Mysterious packages of seeds from China have been showing up in American mailboxes all over the country and the U.S. Department of Agriculture has issued a warning to all 50 states to not plant them. However, one farmer from Logan County, Kentucky did not get the memo and she ended up planting them, and here’s what happened.
“I planted them not realizing it was a bad thing. I was in a gift-giving group on Facebook and thought it was from one of the members. I didn’t realize it was a thing until I saw it on the news,” Tiffany Lowery said to WCAX.
Once she realized the USDA said not to plant them she called the Kentucky Department of Agriculture. They instructed her to immediately burn the plants or double bag them and throw them in the trash. Tiffany said she tried to burn them but it was difficult so she triple bagged them. She revealed she had not thrown them in the trash yet.
“We encourage all those who have received unsolicited seeds to bag the seeds and send them to USDA-APHIS Plant Protection Quarantine in Hebron, Kentucky. We have been in communication with USDA-APHIS and they continue to investigate this matter,” Sean Southard, Director of Communications for the Kentucky Department of Agriculture told WCAX.

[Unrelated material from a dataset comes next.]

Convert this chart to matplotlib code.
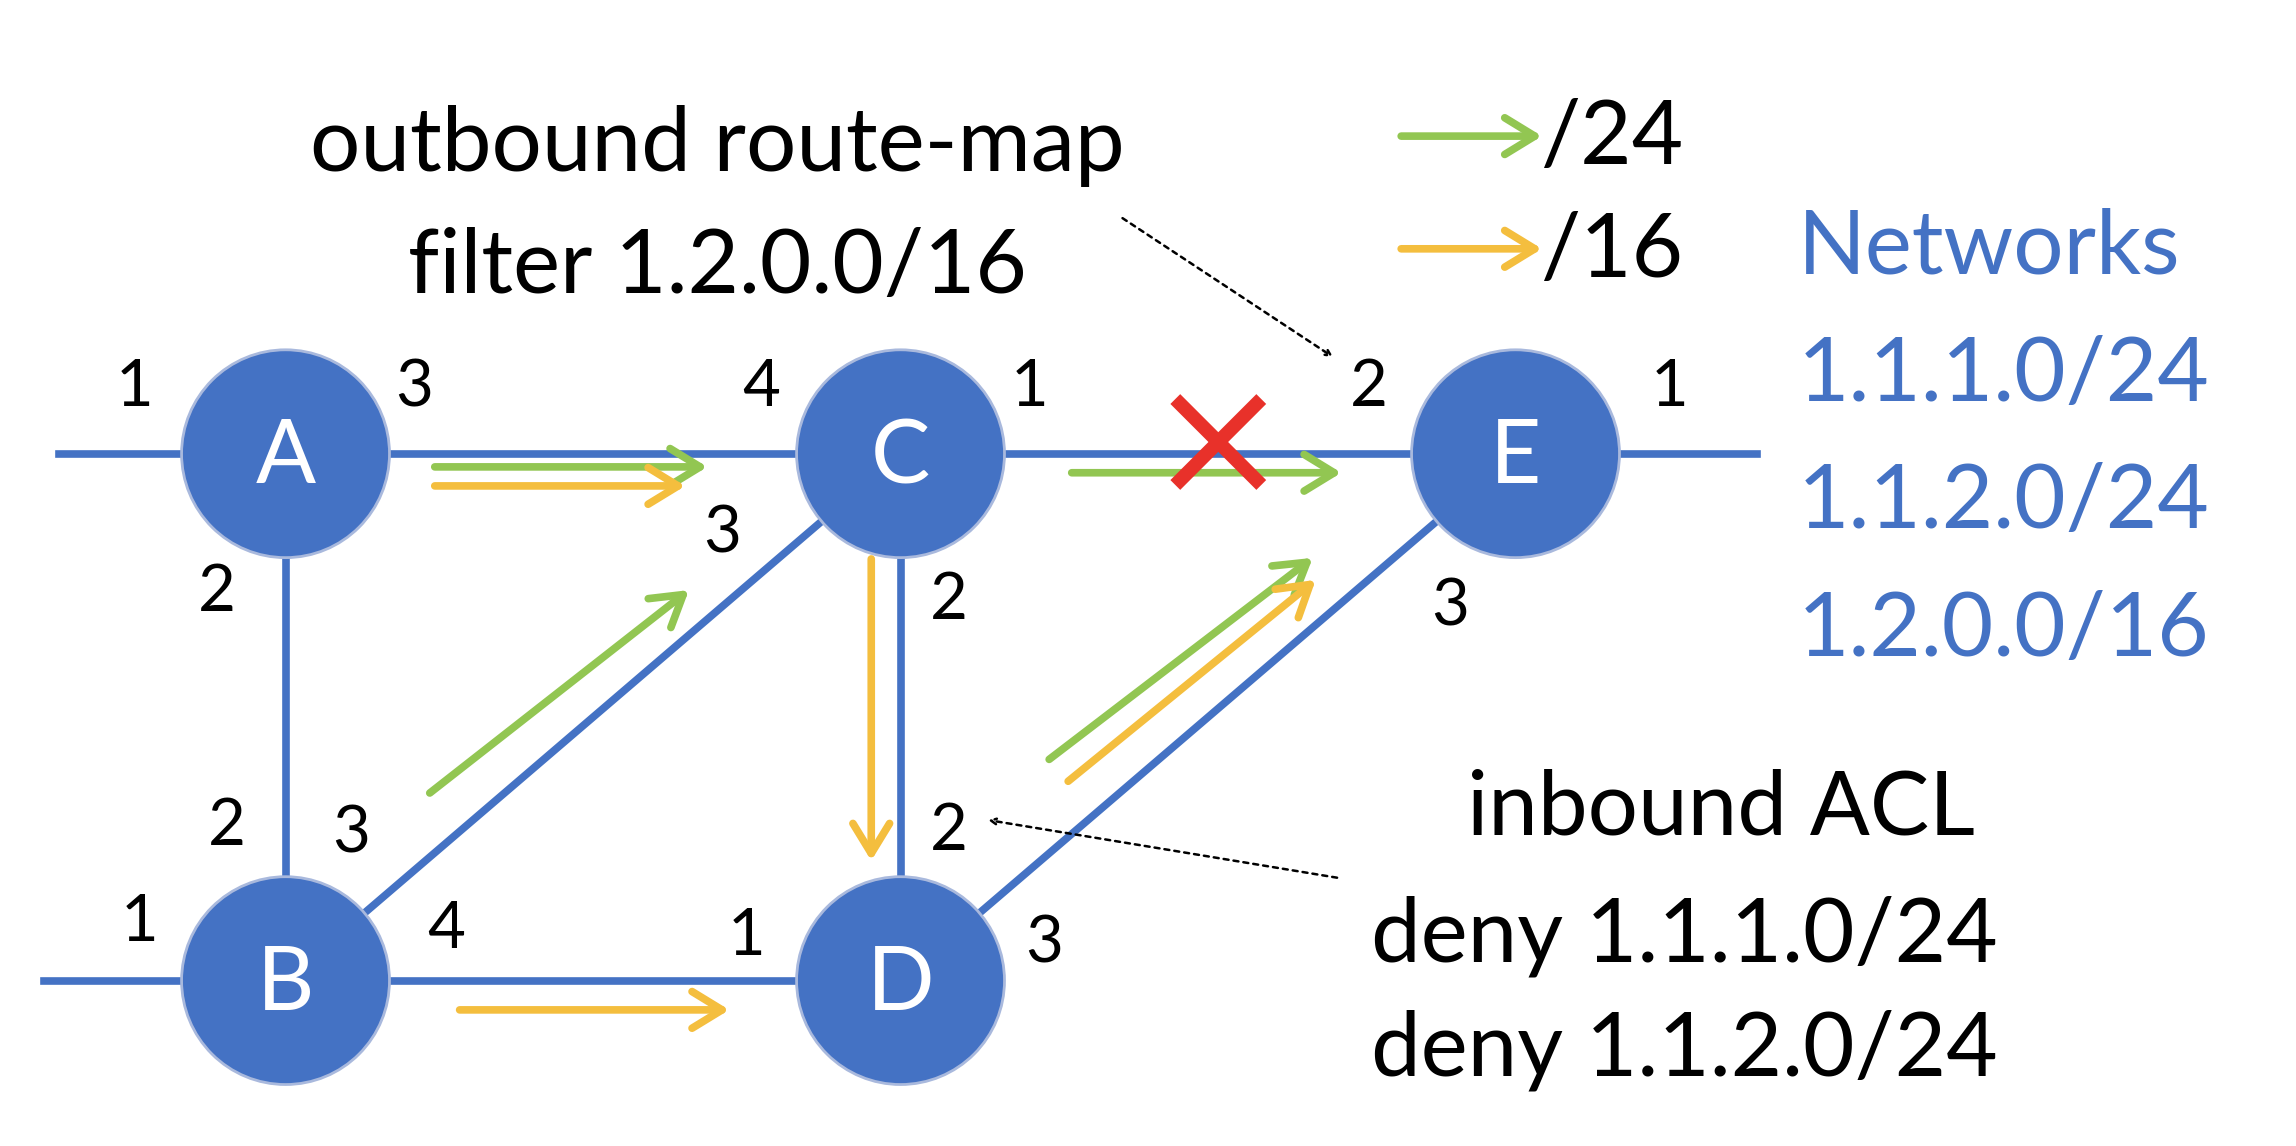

There is not a whole lot of information on exactly why these seeds are being sent to the U.S. yet but the USDA appears to be very concerned about it. Some speculate that if Americans receiving these packages plant the “invasive China seeds” that they can potentially end up devastating American agriculture.
Others believe the seeds are from sellers who are simply just looking for people to write good reviews about the seeds so buyers will be more inclined to purchase them.
If you receive random seeds from China in the mail, the USDA is asking that you bag them in an airtight bag and ship them to the United States Department of Agriculture’s Animal and Plant Health Inspection Service’s Division of Plant Protection Quarantine at USDA-APHIS PPQ, P.O. Box 475, Hebron, Kentucky 41048.